Dalia Hassan: A One Woman Crew

Rahma Zein El Din speaks to the lauded video journalist about breaking news, being a woman in the industry and the problem with state media...

Staff Writer

Dalia Hassan: A One Woman Crew

Dalia Hassan ushers me into her apartment, frantically running from one room to the other. In the background, the news was about a bombing in Luxor's Karnak Temple rings loudly. The video journalist is preparing to head to Upper Egypt to cover everything on the ground. "My flight is later tonight... The earlier flight is fully booked with journalists," she laments. She puts her camera down as she take a moment to feel the calm before the storm, as the TV blares about the horror in Luxor. “I thought I would relax today...Oh well,” she says, taking a sip of tea.

Hassan returned to Egypt from her studies in France wanting to open her own production company and instead found herself behind the camera, on the ground, covering major events. “Since I was able to walk, I've been surrounded by cameras. My father was obsessed and being a cameraman himself, he had a passion for collecting cameras. When I would break his stuff he would just buy more... His office was my Disneyland and I was especially fascinated with polaroids. One day he just stopped taking pictures...I don’t know why. So I took up that role instead.”

Hassan never planned to be a video journalist, having studied political science to become a diplomat, but she realised her passion was being behind the camera. Wasting no time, she returned to university to study video journalism and worked for Euronews and major newspapers who were beginning to adopt video for their online channels. “But many channels wanted me to take off my veil... Others wanted me to keep the veil probably to annoy Sarkozy! My love for camera turned into a job and I decided to come back to Egypt to open a news website in 2009. When it failed, I returned to France this time to study management in journalism,” she continues in her very heavy French accent.

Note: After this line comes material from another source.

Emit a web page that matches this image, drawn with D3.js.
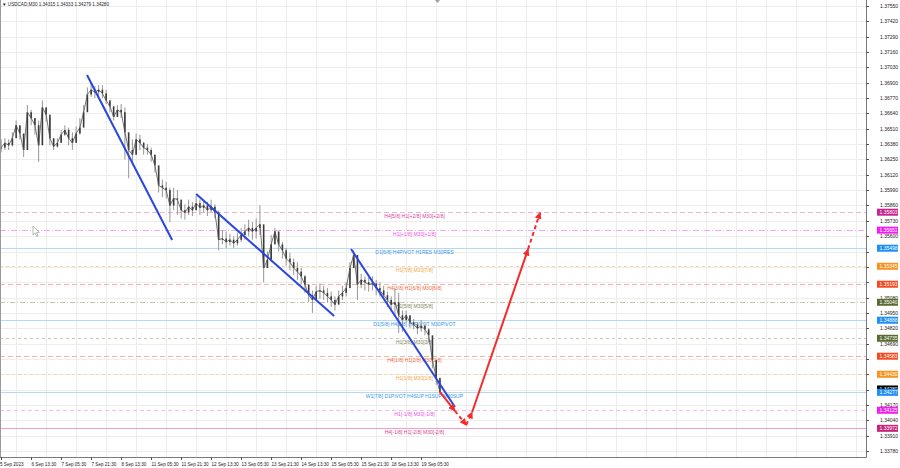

Her thesis being about journalism in the Middle East brought her once again back to Egypt where she interviewed many renowned journalists, one of them a news anchor at Egyptian State Television who offered her a job. “So once I was done with my masters I became reporter for state TV. First, they wanted me to take off my veil so I could appear in front of the camera. After the revolution, you could appear with the veil...but you had to have so much make up on and be dressed in a certain way as if the content itself didn’t matter. Being a one man crew in the archaic state system is virtually non-existent so you end up going down in a large group which slows down the work, especially when covering protests and breaking news..."

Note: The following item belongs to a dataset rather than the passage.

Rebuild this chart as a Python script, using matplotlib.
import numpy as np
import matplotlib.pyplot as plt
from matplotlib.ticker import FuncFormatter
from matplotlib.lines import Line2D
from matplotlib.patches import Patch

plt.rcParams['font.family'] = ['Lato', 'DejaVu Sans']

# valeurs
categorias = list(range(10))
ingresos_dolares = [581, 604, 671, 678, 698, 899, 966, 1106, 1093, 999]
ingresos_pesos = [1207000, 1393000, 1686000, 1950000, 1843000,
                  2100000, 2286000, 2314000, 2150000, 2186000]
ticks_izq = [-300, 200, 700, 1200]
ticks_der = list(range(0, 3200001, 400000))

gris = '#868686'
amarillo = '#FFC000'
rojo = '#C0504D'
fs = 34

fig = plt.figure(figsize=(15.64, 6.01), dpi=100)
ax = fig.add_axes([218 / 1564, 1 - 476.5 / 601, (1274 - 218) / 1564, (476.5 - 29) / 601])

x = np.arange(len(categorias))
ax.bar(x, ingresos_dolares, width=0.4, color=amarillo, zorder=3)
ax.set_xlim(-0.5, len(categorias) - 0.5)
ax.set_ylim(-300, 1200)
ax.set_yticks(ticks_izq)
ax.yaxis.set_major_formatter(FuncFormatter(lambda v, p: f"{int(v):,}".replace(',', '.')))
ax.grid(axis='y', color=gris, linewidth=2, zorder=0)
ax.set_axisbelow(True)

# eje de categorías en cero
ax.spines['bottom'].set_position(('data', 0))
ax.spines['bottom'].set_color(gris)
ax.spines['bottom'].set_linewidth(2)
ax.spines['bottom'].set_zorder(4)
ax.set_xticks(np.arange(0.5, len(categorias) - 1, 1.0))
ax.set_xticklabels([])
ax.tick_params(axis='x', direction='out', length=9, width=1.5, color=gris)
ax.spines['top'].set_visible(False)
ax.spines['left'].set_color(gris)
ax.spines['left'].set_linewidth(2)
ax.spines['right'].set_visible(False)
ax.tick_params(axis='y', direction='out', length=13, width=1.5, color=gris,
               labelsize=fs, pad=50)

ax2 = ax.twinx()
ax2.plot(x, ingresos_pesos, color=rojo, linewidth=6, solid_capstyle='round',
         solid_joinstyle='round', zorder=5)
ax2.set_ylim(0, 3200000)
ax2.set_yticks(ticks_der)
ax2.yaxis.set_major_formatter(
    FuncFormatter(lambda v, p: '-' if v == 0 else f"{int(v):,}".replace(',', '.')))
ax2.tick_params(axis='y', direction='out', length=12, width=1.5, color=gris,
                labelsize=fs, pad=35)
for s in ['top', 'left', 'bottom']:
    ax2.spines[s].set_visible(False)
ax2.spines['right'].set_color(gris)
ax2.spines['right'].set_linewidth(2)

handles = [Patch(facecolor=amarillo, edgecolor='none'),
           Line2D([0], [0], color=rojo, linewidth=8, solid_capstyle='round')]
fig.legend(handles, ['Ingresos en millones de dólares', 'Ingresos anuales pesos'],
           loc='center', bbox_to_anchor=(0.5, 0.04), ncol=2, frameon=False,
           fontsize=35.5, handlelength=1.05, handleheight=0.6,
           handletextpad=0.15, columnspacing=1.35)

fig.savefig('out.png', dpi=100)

That wasn't the only problem Hassan faced with the state. “Often, it was just easier to go down with my own camera and not wait for all the papers and permits. The problem there is not being a female camerawoman, it’s the system as a whole...the issue has nothing to do with male or female."

As such, Hassan left state television in despair: “They wanted me to be something I’m not...and I still wasn’t going hungry, so I cut my losses and left." Hassan went on working for a French channel and was quickly one of the most familiar faces in Tahrir Square during Egypt's uprising. “When I would go down to the square, they called me ‘El Farenseya (Frenchie)’. It was interesting to see people’s different reactions to you depending on what news channel you were covering for. If I said State TV, I might as well have waged war! Everyone crowds round the camera because they see it as a portal to send their own personal messages.” 

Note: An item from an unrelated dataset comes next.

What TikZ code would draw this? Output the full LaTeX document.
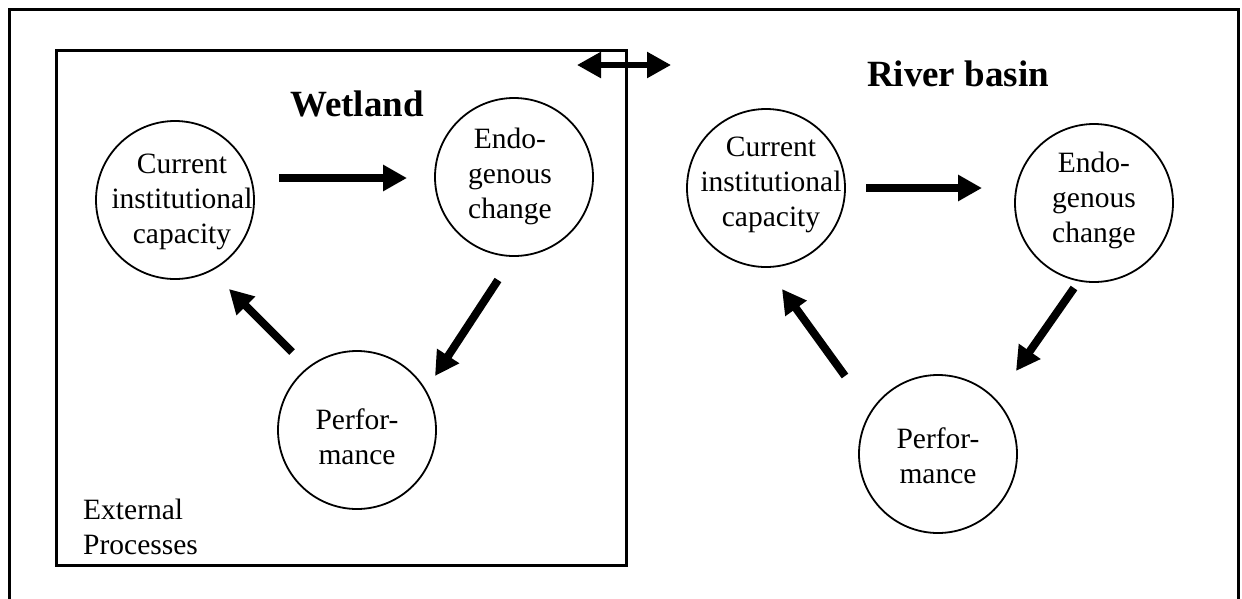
\documentclass[tikz,border=0pt]{standalone}
\usepackage{fontspec}
\setmainfont{Liberation Serif}
\usetikzlibrary{arrows.meta}
\begin{document}
\begin{tikzpicture}[x=1pt,y=-1pt,
  ring/.style={circle,draw,line width=1.8pt,minimum size=158pt,inner sep=0pt},
  lbl/.style={align=center,inner sep=0pt,font=\fontsize{29.5}{35}\selectfont},
  title/.style={inner sep=0pt,font=\fontsize{37}{40}\selectfont\bfseries},
  flow/.style={line width=8pt,-{Triangle[width=25pt,length=24pt]}},
  link/.style={line width=5.5pt,{Triangle[width=25pt,length=24pt]}-{Triangle[width=25pt,length=24pt]}}]
\useasboundingbox (0,0) rectangle (1242,598);
\begin{scope}
\clip (0,0) rectangle (1242,598);
% outer frame, open at the bottom
\draw[line width=3pt] (9,610) -- (9,9) -- (1238,9) -- (1238,610);
\end{scope}
% wetland box
\draw[line width=3pt] (56,50) rectangle (626,565);

% ---- Wetland cycle ----
\node[title] (wt) at (357,104) {Wetland};
\node[ring] (wc) at (175,200) {};
\node[lbl] (wct) at (182,202) {Current\\institutional\\capacity};
\node[ring] (we) at (514,177) {};
\node[lbl] (wet) at (510,176) {Endo-\\genous\\change};
\node[ring] (wp) at (357,430) {};
\node[lbl] (wpt) at (357,437) {Perfor-\\mance};
\node[lbl,align=left,anchor=west] (ext) at (83,527) {External\\Processes};

\coordinate (wa1) at (279,178);
\coordinate (wb1) at (407,178);
\coordinate (wa2) at (498,280);
\coordinate (wb2) at (435,376);
\coordinate (wa3) at (292,352);
\coordinate (wb3) at (229,289);
\draw[flow] (wa1) -- (wb1);
\draw[flow] (wa2) -- (wb2);
\draw[flow] (wa3) -- (wb3);

% ---- link between the two levels ----
\coordinate (la) at (577,65);
\coordinate (lb) at (671,65);
\draw[link] (la) -- (lb);

% ---- River basin cycle ----
\node[title] (rt) at (958,74) {River basin};
\node[ring] (rc) at (766,188) {};
\node[lbl] (rct) at (771,185) {Current\\institutional\\capacity};
\node[ring] (re) at (1094,203) {};
\node[lbl] (ret) at (1094,200) {Endo-\\genous\\change};
\node[ring] (rp) at (938,454) {};
\node[lbl] (rpt) at (938,456) {Perfor-\\mance};

\coordinate (ra1) at (866,188);
\coordinate (rb1) at (982,188);
\coordinate (ra2) at (1074,288);
\coordinate (rb2) at (1016,371);
\coordinate (ra3) at (845,376);
\coordinate (rb3) at (782,289);
\draw[flow] (ra1) -- (rb1);
\draw[flow] (ra2) -- (rb2);
\draw[flow] (ra3) -- (rb3);
\end{tikzpicture}
\end{document}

At one point Hassan tried to go back to work in France, “but that would mean I would start from the beginning. I had been in Egypt five years with contacts and sources and at the end of the day a journalist is only as good as how thick her contact book is, so it was back to Egypt for me."

The television interrupts our conversation with updates about the Luxor bombing and I turn to Hassan to ask how it feels to be at the mercy of a phone call telling you a bombing occurred or a protest erupted and you had to be there. “Honestly I get excited...I leave it up to God...the most dangerous time for me was covering the Mohamed Mahmoud protests but I have colleagues who have been to Syria and even more dangerous area. The problem is I live alone. My family is in France and they get worried sick. A lot of times I can’t tell them what I’m covering.”

From covering breaking news stories to camping in remote areas in Egypt, Hassan’s real passion is traveling within our own glorious country. “If I had my way, I would offer travel companies free filming if they allowed me to tag along!" With that in mine, Hassan bids us a bittersweet farewell to head to the airport to catch her flight to Luxor.